Desperdiciamos la vida entera quejándonos
siempre de todo: si no tenemos amor, porque estamos solos, si estamos con
alguien, porque nos agobian y no nos dejan nuestro espacio, si no tenemos
dinero, porque no podemos comprar lo que queremos, si lo tenemos, porque no
tenemos tiempo para gastarlo… Si somos morenos, queremos ser rubios, si tenemos
menos de aquí, queremos más de allá… Y viceversa.
Pero ¿y si fuéramos honestos? Somos
privilegiados. Vivimos en el primer mundo, donde tenemos un techo donde
cobijarnos, comida caliente que llevarnos a la boca, calefacción, aire
acondicionado…
Pero incluso en el primer mundo, muchos
pasan penalidades. Menos mal que hay gente buena que ama ayudar al prójimo y lo
demuestra, por ejemplo, repartiendo comida a gente muy necesitada.
El inicio de año me dio un regalo. Conocí a
una de estas personas que ayudan a los demás, José, un voluntario que decía
sentirse privilegiado por ayudar a la gente. Hasta ahí todo normal, una buena
persona simplemente. Pero lo más emocionante es pensar que este joven es un
discapacitado intelectual que, sin embargo, me demostró ser mucho más listo que
la mayoría de las personas consideradas ‘normales’.

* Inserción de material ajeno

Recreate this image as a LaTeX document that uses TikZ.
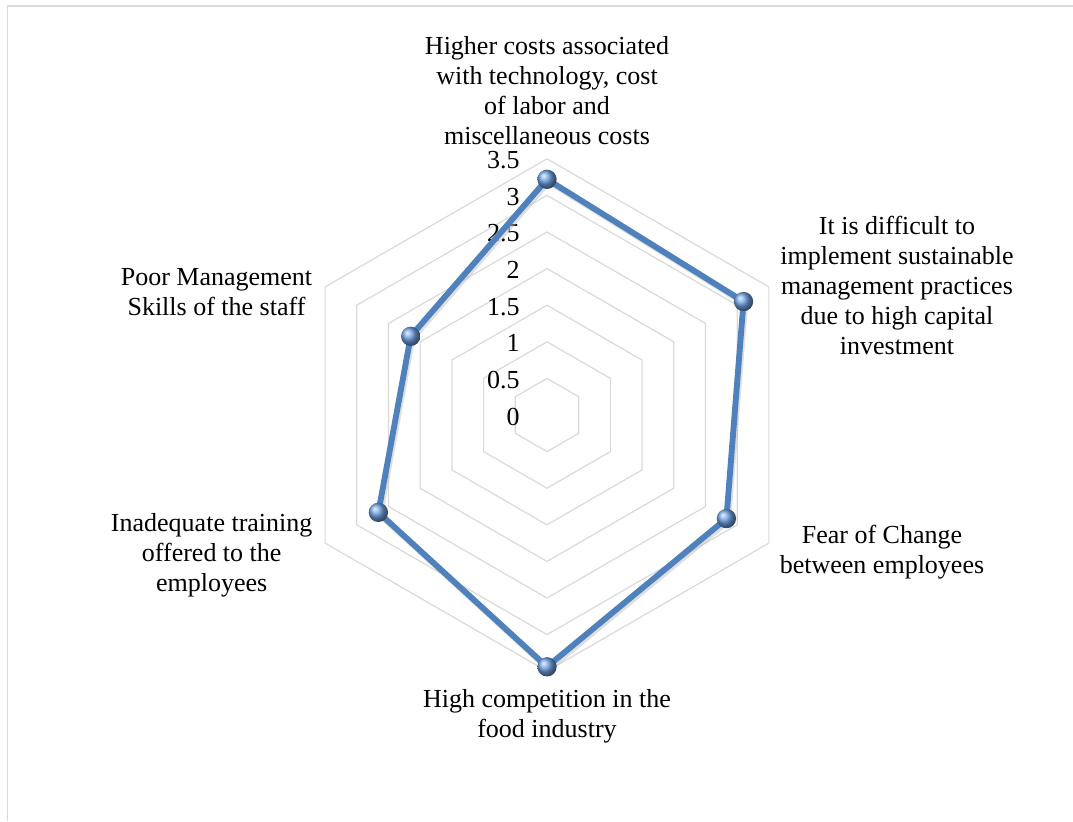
\documentclass[tikz,border=0pt]{standalone}
\usepackage{fontspec}
\setmainfont{Liberation Serif}

\definecolor{serblue}{RGB}{79,129,189}
\definecolor{ballblue}{RGB}{112,162,228}
\definecolor{gridgray}{RGB}{217,217,217}

\begin{document}
\begin{tikzpicture}[x=0.75pt,y=0.75pt,
  grid line/.style={draw=gridgray,line width=0.9pt},
  tick label/.style={anchor=base east,inner sep=0pt,font=\fontsize{19.5}{22}\selectfont},
  cat label/.style={align=center,inner sep=0pt,font=\fontsize{19.5}{22.6}\selectfont},
  data line/.style={draw=serblue,line width=4.4pt,line join=round},
  data point/.style={circle,inner sep=0pt,minimum size=14.5pt,shading=ball,ball color=ballblue}]

  \def\rs{73.2}
  \useasboundingbox (-547,-406) rectangle (526,415);

  % outer frame
  \draw[gridgray,line width=1.3pt] (526,409) -| (-539.5,-406);

  % hexagon grid
  \foreach \k in {0.5,1,1.5,2,2.5,3,3.5}
    \draw[grid line] (90:\k*\rs) -- (30:\k*\rs) -- (-30:\k*\rs) -- (-90:\k*\rs)
      -- (210:\k*\rs) -- (150:\k*\rs) -- cycle;

  % axis values
  \foreach \v [count=\i] in {0,0.5,1,1.5,2,2.5,3,3.5}
    \node[tick label] (t\i) at (-27,\v*\rs-10) {\v};

  % data
  \foreach \a/\v [count=\i] in {90/3.22,30/3.10,-30/2.83,-90/3.44,210/2.66,150/2.15}
    \coordinate (d\i) at (\a:\v*\rs);

  \draw[gray!50,line width=4.4pt,opacity=0.5,line join=round,transform canvas={shift={(1.2pt,-1.8pt)}}]
    (d1) -- (d2) -- (d3) -- (d4) -- (d5) -- (d6) -- cycle;
  \draw[data line] (d1) -- (d2) -- (d3) -- (d4) -- (d5) -- (d6) -- cycle;

  \foreach \i in {1,...,6}
    \node[data point] (m\i) at (d\i) {};

  % category labels
  \node[cat label] (c1) at (0,324.6) {Higher costs associated\\with technology, cost\\of labor and\\miscellaneous costs};
  \node[cat label] (c2) at (350,129.5) {It is difficult to\\implement sustainable\\management practices\\due to high capital\\investment};
  \node[cat label] (c3) at (335,-137.3) {Fear of Change\\between employees};
  \node[cat label] (c4) at (0,-300.9) {High competition in the\\food industry};
  \node[cat label] (c5) at (-335.3,-140.5) {Inadequate training\\offered to the\\employees};
  \node[cat label] (c6) at (-330.5,123.3) {Poor Management\\Skills of the staff};
\end{tikzpicture}
\end{document}
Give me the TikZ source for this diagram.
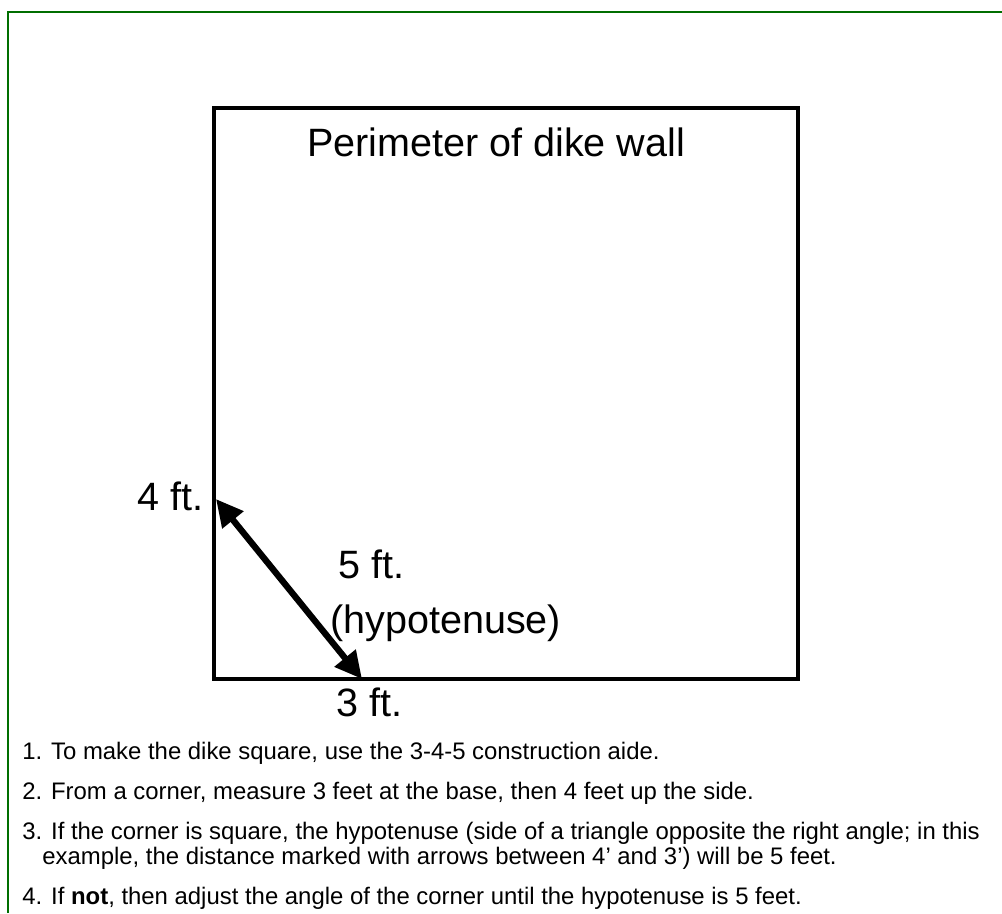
\documentclass[tikz,border=0pt]{standalone}
\usepackage{fontspec}
\setmainfont{Liberation Sans}
\usetikzlibrary{arrows.meta}
\definecolor{framegreen}{RGB}{0,110,0}
\begin{document}
\begin{tikzpicture}[x=0.2mm, y=-0.2mm,
  label/.style={font=\fontsize{22.5}{26}\selectfont, inner sep=0pt},
  note/.style={font=\fontsize{13.6}{16}\selectfont, anchor=base west, inner sep=0pt},
  wall/.style={line width=2.8pt},
  hyp/.style={line width=3.6pt, {Triangle[length=5.4mm, width=5.2mm]}-{Triangle[length=5.4mm, width=5.2mm]}}]
\useasboundingbox (0,0) rectangle (1002,913);
\draw[framegreen, line width=1.1pt](8,913)--(8,12)--(1002,12);

\coordinate (sw) at (214,679);
\coordinate (ne) at (798,108);
\coordinate (four) at (216,499);
\coordinate (three) at (362,679);
\draw[wall](sw) rectangle (ne);
\draw[hyp](four)--(three);

\node[label, anchor=base] (title) at (496,156){Perimeter of dike wall};
\node[label, anchor=base east] (fourft) at (204,510){4 ft.};
\node[label, anchor=base west] (fiveft) at (338,578){5 ft.};
\node[label, anchor=base west] (hypo) at (330,633){(hypotenuse)};
\node[label, anchor=base west] (threeft) at (336,716){3 ft.};

\node[note] (item1) at (22,759){1. To make the dike square, use the 3-4-5 construction aide.};
\node[note] (item2) at (22,799){2. From a corner, measure 3 feet at the base, then 4 feet up the side.};
\node[note] (item3) at (22,839){3. If the corner is square, the hypotenuse (side of a triangle opposite the right angle; in this};
\node[note] (item3b) at (42,864){example, the distance marked with arrows between 4’ and 3’) will be 5 feet.};
\node[note] (item4) at (22,904){4. If \textbf{not}, then adjust the angle of the corner until the hypotenuse is 5 feet.};
\end{tikzpicture}
\end{document}
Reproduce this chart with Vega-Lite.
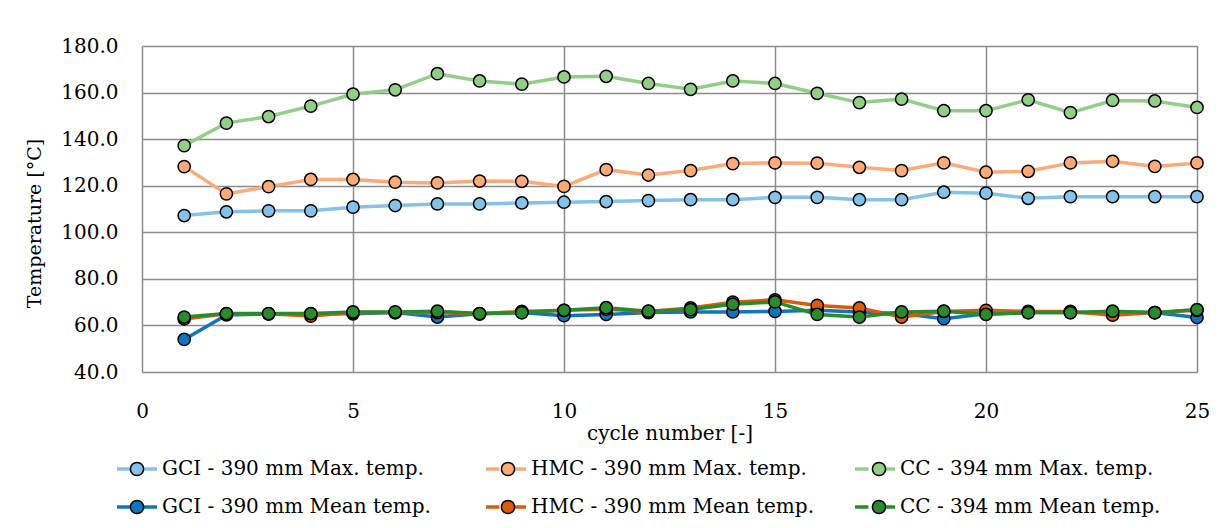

“Ayudar a los demás me hace sentir una persona
importante para la sociedad y para uno mismo. Ese es el tesoro que tenemos las
personas: ayudar a aquel que lo necesita, pagar con la misma moneda. Esto es una
experiencia y quiero hacer un llamamiento para que hagamos algo para que las
personas sin recursos tengan una vida digna, como se merecen, que no estén ni
en las calles ni debajo de los puentes… y que tengan calefacción”, me dijo.
“Tenemos muchísimo
que dar”, concluyó. Y yo, lo único que sé después de conocerlo es que de mayor
quiero ser como José: una persona noble que se siente muy afortunada de la vida
que le ha tocado vivir. Porque cada una está llena de algunos pequeños baches y
de innumerables buenos momentos.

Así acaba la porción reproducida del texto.